I hope this discourse will awaken within us a living sense of the certainty of the punishment of sins here and hereafter. It is not strange that the world of thinking men reject it when it is taught as some far off, arbitrary, outside infliction by God in vindication of his government, the issue of some special sentence after special inquisition. This is unlike God, it has no analogy, no vindication in the Scriptures; it is artificial, coarse, unreasonable. It is just now the special scoff of the world, but the scoff is the echo of unreasoning words reiterated till the world was weary of them. Carry the subject over into the field of cause and effect and we find it irradiated by the double light of reason and revelation. It takes on a necessary aspect. Penalty is seen to be a natural thing, like the growing of seed. It is not a matter that God, in his sovereignty, will take up after a time, but is a part of his ever-acting law.

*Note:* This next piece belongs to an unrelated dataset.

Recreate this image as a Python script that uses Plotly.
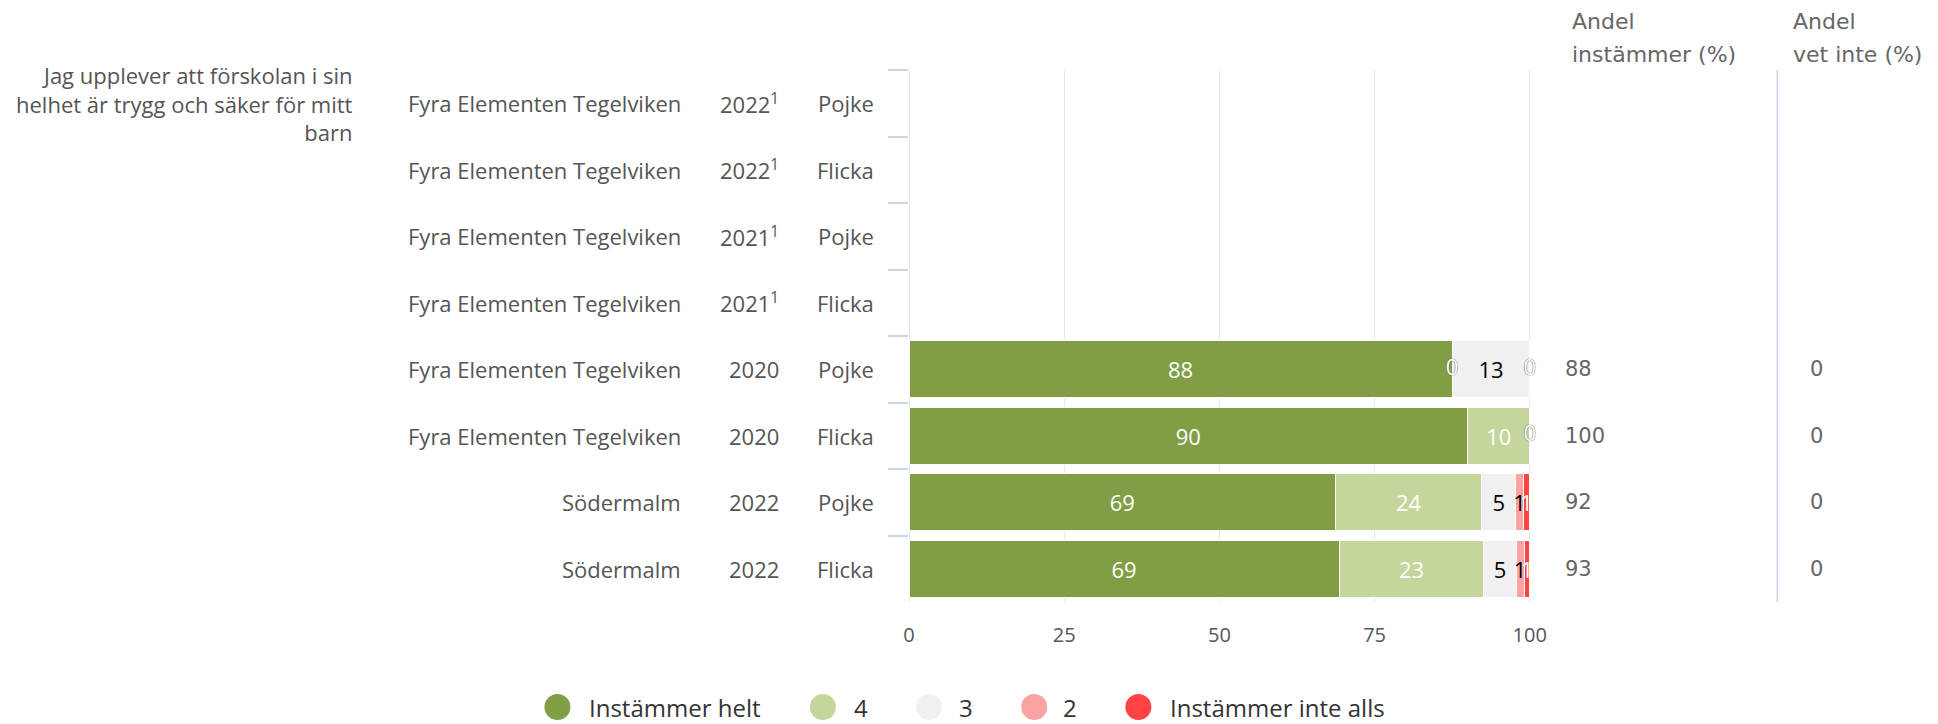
import plotly.graph_objects as go

# ---------------- data ----------------
question = "Jag upplever att förskolan i sin<br>helhet är trygg och säker för mitt<br>barn"
units = ["Fyra Elementen Tegelviken"] * 6 + ["Södermalm"] * 2
years = ["2022", "2022", "2021", "2021", "2020", "2020", "2022", "2022"]
footnote = [1, 1, 1, 1, 0, 0, 0, 0]
genders = ["Pojke", "Flicka", "Pojke", "Flicka", "Pojke", "Flicka", "Pojke", "Flicka"]

series_names = ["Instämmer helt", "4", "3", "2", "Instämmer inte alls"]
helt = [None, None, None, None, 87.5, 90.0, 68.7, 69.3]
s4 = [None, None, None, None, 0.0, 10.0, 23.6, 23.3]
s3 = [None, None, None, None, 12.5, None, 5.4, 5.2]
s2 = [None, None, None, None, None, None, 1.3, 1.3]
inte_alls = [None, None, None, None, 0.0, 0.0, 1.0, 0.9]

andel_instammer = [None, None, None, None, 88, 100, 92, 93]
andel_vet_inte = [None, None, None, None, 0, 0, 0, 0]

# ---------------- style ----------------
colors = ["#829e45", "#c4d69c", "#f0f0f0", "#f9a3a3", "#ff4242"]
label_colors = ["#ffffff", "#ffffff", "#000000", "#000000", "#ffffff"]
FONT = "Open Sans"
HFONT = "DejaVu Sans"

series_vals = [helt, s4, s3, s2, inte_alls]
cats = [f"{u} {y} {g} #{i}" for i, (u, y, g) in enumerate(zip(units, years, genders))]


def rnd(v):
    return int(v + 0.5)


fig = go.Figure()
for name, vals, col, lcol in zip(series_names, series_vals, colors, label_colors):
    txt = [str(rnd(v)) if (v is not None and v > 0) else "" for v in vals]
    fig.add_trace(go.Bar(
        y=cats, x=vals, orientation="h", name=name,
        marker=dict(color=col, line=dict(color="#ffffff", width=1)),
        text=txt, textposition="inside", insidetextanchor="middle",
        textangle=0, constraintext="none",
        textfont=dict(family=FONT, size=22, color=lcol),
        showlegend=False,
    ))

# zero-valued labels (drawn at their stacked position)
zx, zy, zt = [], [], []
for r in range(len(cats)):
    tot = sum(s[r] for s in series_vals if s[r] is not None)
    if tot == 0:
        continue
    cum = 0.0
    for s in series_vals:
        v = s[r]
        if v is None:
            continue
        if v == 0:
            zx.append(cum / tot * 100)
            zy.append(cats[r])
            zt.append("0")
        cum += v
fig.add_trace(go.Scatter(
    x=zx, y=zy, text=zt, mode="text", showlegend=False,
    textfont=dict(family=FONT, size=22, color="#ffffff",
                  shadow="0px 0px 1px #666666, 0px 0px 1px #666666"),
    cliponaxis=False,
))

# page body has an 8px margin: work in reference pixels, shift by OFF
OFF = 8
W, H = 1938 - OFF, 724 - OFF
X0, X100 = 909 - OFF, 1530 - OFF
PW = X100 - X0
TOP, BOT = 70 - OFF, 602 - OFF
PH = BOT - TOP


def px(x):
    return (x - OFF - X0) / PW


def py(y):
    return (BOT - (y - OFF)) / PH


ann = []
# question text
ann.append(dict(x=px(356), y=cats[0], xref="paper", yref="y", xanchor="right",
                yanchor="middle", align="right", text=question, showarrow=False,
                font=dict(family=FONT, size=22, color="#555555")))
for i, c in enumerate(cats):
    ann.append(dict(x=px(683), y=c, xref="paper", yref="y", xanchor="right",
                    yanchor="middle", text=units[i], showarrow=False,
                    font=dict(family=FONT, size=22, color="#555555")))
    ytxt = years[i] + ("<sup>1</sup>" if footnote[i] else "")
    ann.append(dict(x=px(781), y=c, xref="paper", yref="y", xanchor="right",
                    yanchor="middle", text=ytxt, showarrow=False,
                    font=dict(family=FONT, size=22, color="#555555")))
    ann.append(dict(x=px(876), y=c, xref="paper", yref="y", xanchor="right",
                    yanchor="middle", text=genders[i], showarrow=False,
                    font=dict(family=FONT, size=22, color="#555555")))
    if andel_instammer[i] is not None:
        ann.append(dict(x=px(1562), y=c, xref="paper", yref="y", xanchor="left",
                        yanchor="middle", text=str(andel_instammer[i]), showarrow=False,
                        font=dict(family=HFONT, size=21, color="#666666")))
    if andel_vet_inte[i] is not None:
        ann.append(dict(x=px(1815), y=c, xref="paper", yref="y", xanchor="center",
                        yanchor="middle", text=str(andel_vet_inte[i]), showarrow=False,
                        font=dict(family=HFONT, size=21, color="#666666")))

# column headers
for xl, lines in [(1570, ["Andel", "instämmer (%)"]), (1791, ["Andel", "vet inte (%)"])]:
    for ypix, t in zip([21, 54], lines):
        ann.append(dict(x=px(xl), y=py(ypix), xref="paper", yref="paper",
                        xanchor="left", yanchor="middle", text=t, showarrow=False,
                        borderpad=0,
                        font=dict(family=HFONT, size=22, color="#666666")))

shapes = [dict(type="line", xref="paper", yref="paper", x0=px(1776), x1=px(1776),
               y0=0, y1=1, line=dict(color="#ccd6eb", width=1.5))]

# legend (circle markers + labels)
leg_circle_x = [558, 823, 929, 1034, 1138]
leg_text_x = [588, 852, 957, 1061, 1168]
LEG_Y = 707
for name, col, cx, tx in zip(series_names, colors, leg_circle_x, leg_text_x):
    shapes.append(dict(type="circle", xref="paper", yref="paper",
                       xsizemode="pixel", ysizemode="pixel",
                       xanchor=px(cx), yanchor=py(LEG_Y),
                       x0=-13, x1=13, y0=-13, y1=13,
                       fillcolor=col, line=dict(width=0)))
    ann.append(dict(x=px(tx), y=py(LEG_Y), xref="paper", yref="paper",
                    xanchor="left", yanchor="middle", text=name, showarrow=False,
                    font=dict(family=FONT, size=24, color="#333333")))

fig.update_layout(
    width=W, height=H,
    margin=dict(l=X0, r=W - X0 - round(PW * 1.002), t=TOP, b=H - BOT),
    barmode="stack", barnorm="percent", bargap=0.14,
    plot_bgcolor="#ffffff", paper_bgcolor="#ffffff",
    annotations=ann, shapes=shapes,
    xaxis=dict(range=[0, 100.2], tickvals=[0, 25, 50, 75, 100],
               showgrid=True, gridcolor="#e6e6e6", gridwidth=1,
               zeroline=True, zerolinecolor="#e6e6e6", zerolinewidth=1,
               showline=False, ticks="", ticklabelstandoff=19,
               tickfont=dict(family=FONT, size=20, color="#555555")),
    yaxis=dict(type="category", range=[len(cats) - 0.5, -0.5], showticklabels=False,
               ticks="outside", ticklen=20, tickcolor="#ccd6eb", tickwidth=1.5,
               tickson="boundaries", showgrid=False, zeroline=False, showline=False),
    showlegend=False,
)

fig.write_html("out.html")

The question of penalty is not to be settled by yea or nay count; it cannot be set aside by a sneer of fine oratory; nor is it the pliant tool of systembuilding theology on either side; it is not a question to be settled with men, nor with revelation only, but with the order of nature, with the soul under law, with God as the author of nature and the framer of law. The pain that now attends disobedience is a proof and pledge that all broken law will reap its appropriate pain: each offense after its kind, and in its own time. It is not a matter of

text or decree, but of law which is also text and decree, even all texts and all decrees.

Does any one, turning aside from the certainty and fitness of future punishment, ask how long, or how brief, are God's penalties? — questions needless under the principles laid down. How long? So long as sin reaps its consequences. How brief? Not till the uttermost farthing of defrauded order and wronged justice is paid back to the ordainer of order and justice; not till the darkness-loving eyes open to the light, and the self-centered affections turn to God. Will this happen "at last-far off at last, to all?" The answer is hidden in the mystery of personality. The logic of the gospel is salvation, and the secret of the universe is joy; "so runs my dream;" so we read with our finite eyes, but these same eyes discern also a shadow they cannot pierce.

The worthier question is, How shall I avoid the sin? Or, having sinned, how shall I be rid of it? How shall I turn back its stream of fatal tendency, which, if not checked by some all-powerful hand, must flow on, so far as the sinner can see, forever?